## SUPPLIED MATERIAL
━━━━━━━━━━━━━━━━━━━━━━━━━━━━━━
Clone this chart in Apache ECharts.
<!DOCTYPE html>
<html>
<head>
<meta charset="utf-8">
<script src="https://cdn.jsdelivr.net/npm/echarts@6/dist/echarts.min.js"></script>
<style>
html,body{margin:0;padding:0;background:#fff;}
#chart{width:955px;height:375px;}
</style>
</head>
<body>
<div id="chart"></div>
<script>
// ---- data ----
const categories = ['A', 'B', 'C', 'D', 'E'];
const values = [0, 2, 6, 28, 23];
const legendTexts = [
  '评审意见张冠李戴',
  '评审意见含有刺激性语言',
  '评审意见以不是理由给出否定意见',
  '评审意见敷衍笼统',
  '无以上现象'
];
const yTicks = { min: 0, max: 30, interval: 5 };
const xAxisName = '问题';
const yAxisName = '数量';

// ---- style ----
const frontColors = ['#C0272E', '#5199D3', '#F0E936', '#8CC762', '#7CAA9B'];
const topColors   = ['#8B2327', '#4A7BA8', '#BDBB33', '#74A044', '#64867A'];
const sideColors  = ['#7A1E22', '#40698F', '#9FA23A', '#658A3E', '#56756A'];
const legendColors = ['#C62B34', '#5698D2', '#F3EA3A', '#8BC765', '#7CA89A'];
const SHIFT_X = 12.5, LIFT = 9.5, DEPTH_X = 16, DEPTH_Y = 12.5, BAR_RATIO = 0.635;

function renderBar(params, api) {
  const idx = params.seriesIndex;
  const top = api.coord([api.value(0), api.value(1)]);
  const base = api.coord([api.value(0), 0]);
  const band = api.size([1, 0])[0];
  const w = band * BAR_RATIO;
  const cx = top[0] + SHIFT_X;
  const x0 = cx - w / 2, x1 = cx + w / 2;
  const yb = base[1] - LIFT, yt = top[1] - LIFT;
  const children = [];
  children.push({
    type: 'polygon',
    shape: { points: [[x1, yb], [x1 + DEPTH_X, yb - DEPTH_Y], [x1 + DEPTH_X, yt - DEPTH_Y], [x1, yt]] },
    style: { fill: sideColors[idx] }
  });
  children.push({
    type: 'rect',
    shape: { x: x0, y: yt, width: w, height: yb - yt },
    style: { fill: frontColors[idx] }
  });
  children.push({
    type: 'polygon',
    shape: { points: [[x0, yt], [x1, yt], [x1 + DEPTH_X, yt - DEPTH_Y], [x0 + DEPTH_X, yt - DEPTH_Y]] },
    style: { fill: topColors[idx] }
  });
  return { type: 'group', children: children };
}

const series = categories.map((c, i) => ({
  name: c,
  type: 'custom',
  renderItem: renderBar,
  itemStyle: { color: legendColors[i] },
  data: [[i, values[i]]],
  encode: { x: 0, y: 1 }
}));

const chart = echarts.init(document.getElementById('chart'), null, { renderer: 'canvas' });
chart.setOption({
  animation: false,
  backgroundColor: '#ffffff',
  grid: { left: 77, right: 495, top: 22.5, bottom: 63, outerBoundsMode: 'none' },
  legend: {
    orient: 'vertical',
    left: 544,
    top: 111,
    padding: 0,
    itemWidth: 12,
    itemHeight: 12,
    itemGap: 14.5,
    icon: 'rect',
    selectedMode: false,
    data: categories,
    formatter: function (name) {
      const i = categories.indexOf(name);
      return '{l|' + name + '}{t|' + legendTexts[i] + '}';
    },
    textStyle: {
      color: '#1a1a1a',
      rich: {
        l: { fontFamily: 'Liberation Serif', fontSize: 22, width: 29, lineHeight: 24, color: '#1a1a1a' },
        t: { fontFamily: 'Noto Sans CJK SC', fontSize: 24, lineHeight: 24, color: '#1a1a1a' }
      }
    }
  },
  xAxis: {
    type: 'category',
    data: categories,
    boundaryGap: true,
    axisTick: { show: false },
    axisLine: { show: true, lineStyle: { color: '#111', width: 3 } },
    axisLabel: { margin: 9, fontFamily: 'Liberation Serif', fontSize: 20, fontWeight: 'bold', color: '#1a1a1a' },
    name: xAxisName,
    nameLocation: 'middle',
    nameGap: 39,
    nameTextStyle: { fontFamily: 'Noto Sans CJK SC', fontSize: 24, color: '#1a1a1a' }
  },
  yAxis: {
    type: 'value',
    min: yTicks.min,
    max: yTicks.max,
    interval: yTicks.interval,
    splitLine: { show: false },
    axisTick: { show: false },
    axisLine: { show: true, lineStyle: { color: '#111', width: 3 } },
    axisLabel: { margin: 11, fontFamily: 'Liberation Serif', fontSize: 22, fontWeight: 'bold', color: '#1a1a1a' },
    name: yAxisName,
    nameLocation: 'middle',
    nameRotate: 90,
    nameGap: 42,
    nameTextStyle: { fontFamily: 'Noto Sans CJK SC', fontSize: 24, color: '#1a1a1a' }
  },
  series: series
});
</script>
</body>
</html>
━━━━━━━━━━━━━━━━━━━━━━━━━━━━━━
## WHAT IS ASKED
Every line above should be printed again exactly as it stands.

## SOLUTION FOR THIS TASK
Clone this chart in Apache ECharts.
<!DOCTYPE html>
<html>
<head>
<meta charset="utf-8">
<script src="https://cdn.jsdelivr.net/npm/echarts@6/dist/echarts.min.js"></script>
<style>
html,body{margin:0;padding:0;background:#fff;}
#chart{width:955px;height:375px;}
</style>
</head>
<body>
<div id="chart"></div>
<script>
// ---- data ----
const categories = ['A', 'B', 'C', 'D', 'E'];
const values = [0, 2, 6, 28, 23];
const legendTexts = [
  '评审意见张冠李戴',
  '评审意见含有刺激性语言',
  '评审意见以不是理由给出否定意见',
  '评审意见敷衍笼统',
  '无以上现象'
];
const yTicks = { min: 0, max: 30, interval: 5 };
const xAxisName = '问题';
const yAxisName = '数量';

// ---- style ----
const frontColors = ['#C0272E', '#5199D3', '#F0E936', '#8CC762', '#7CAA9B'];
const topColors   = ['#8B2327', '#4A7BA8', '#BDBB33', '#74A044', '#64867A'];
const sideColors  = ['#7A1E22', '#40698F', '#9FA23A', '#658A3E', '#56756A'];
const legendColors = ['#C62B34', '#5698D2', '#F3EA3A', '#8BC765', '#7CA89A'];
const SHIFT_X = 12.5, LIFT = 9.5, DEPTH_X = 16, DEPTH_Y = 12.5, BAR_RATIO = 0.635;

function renderBar(params, api) {
  const idx = params.seriesIndex;
  const top = api.coord([api.value(0), api.value(1)]);
  const base = api.coord([api.value(0), 0]);
  const band = api.size([1, 0])[0];
  const w = band * BAR_RATIO;
  const cx = top[0] + SHIFT_X;
  const x0 = cx - w / 2, x1 = cx + w / 2;
  const yb = base[1] - LIFT, yt = top[1] - LIFT;
  const children = [];
  children.push({
    type: 'polygon',
    shape: { points: [[x1, yb], [x1 + DEPTH_X, yb - DEPTH_Y], [x1 + DEPTH_X, yt - DEPTH_Y], [x1, yt]] },
    style: { fill: sideColors[idx] }
  });
  children.push({
    type: 'rect',
    shape: { x: x0, y: yt, width: w, height: yb - yt },
    style: { fill: frontColors[idx] }
  });
  children.push({
    type: 'polygon',
    shape: { points: [[x0, yt], [x1, yt], [x1 + DEPTH_X, yt - DEPTH_Y], [x0 + DEPTH_X, yt - DEPTH_Y]] },
    style: { fill: topColors[idx] }
  });
  return { type: 'group', children: children };
}

const series = categories.map((c, i) => ({
  name: c,
  type: 'custom',
  renderItem: renderBar,
  itemStyle: { color: legendColors[i] },
  data: [[i, values[i]]],
  encode: { x: 0, y: 1 }
}));

const chart = echarts.init(document.getElementById('chart'), null, { renderer: 'canvas' });
chart.setOption({
  animation: false,
  backgroundColor: '#ffffff',
  grid: { left: 77, right: 495, top: 22.5, bottom: 63, outerBoundsMode: 'none' },
  legend: {
    orient: 'vertical',
    left: 544,
    top: 111,
    padding: 0,
    itemWidth: 12,
    itemHeight: 12,
    itemGap: 14.5,
    icon: 'rect',
    selectedMode: false,
    data: categories,
    formatter: function (name) {
      const i = categories.indexOf(name);
      return '{l|' + name + '}{t|' + legendTexts[i] + '}';
    },
    textStyle: {
      color: '#1a1a1a',
      rich: {
        l: { fontFamily: 'Liberation Serif', fontSize: 22, width: 29, lineHeight: 24, color: '#1a1a1a' },
        t: { fontFamily: 'Noto Sans CJK SC', fontSize: 24, lineHeight: 24, color: '#1a1a1a' }
      }
    }
  },
  xAxis: {
    type: 'category',
    data: categories,
    boundaryGap: true,
    axisTick: { show: false },
    axisLine: { show: true, lineStyle: { color: '#111', width: 3 } },
    axisLabel: { margin: 9, fontFamily: 'Liberation Serif', fontSize: 20, fontWeight: 'bold', color: '#1a1a1a' },
    name: xAxisName,
    nameLocation: 'middle',
    nameGap: 39,
    nameTextStyle: { fontFamily: 'Noto Sans CJK SC', fontSize: 24, color: '#1a1a1a' }
  },
  yAxis: {
    type: 'value',
    min: yTicks.min,
    max: yTicks.max,
    interval: yTicks.interval,
    splitLine: { show: false },
    axisTick: { show: false },
    axisLine: { show: true, lineStyle: { color: '#111', width: 3 } },
    axisLabel: { margin: 11, fontFamily: 'Liberation Serif', fontSize: 22, fontWeight: 'bold', color: '#1a1a1a' },
    name: yAxisName,
    nameLocation: 'middle',
    nameRotate: 90,
    nameGap: 42,
    nameTextStyle: { fontFamily: 'Noto Sans CJK SC', fontSize: 24, color: '#1a1a1a' }
  },
  series: series
});
</script>
</body>
</html>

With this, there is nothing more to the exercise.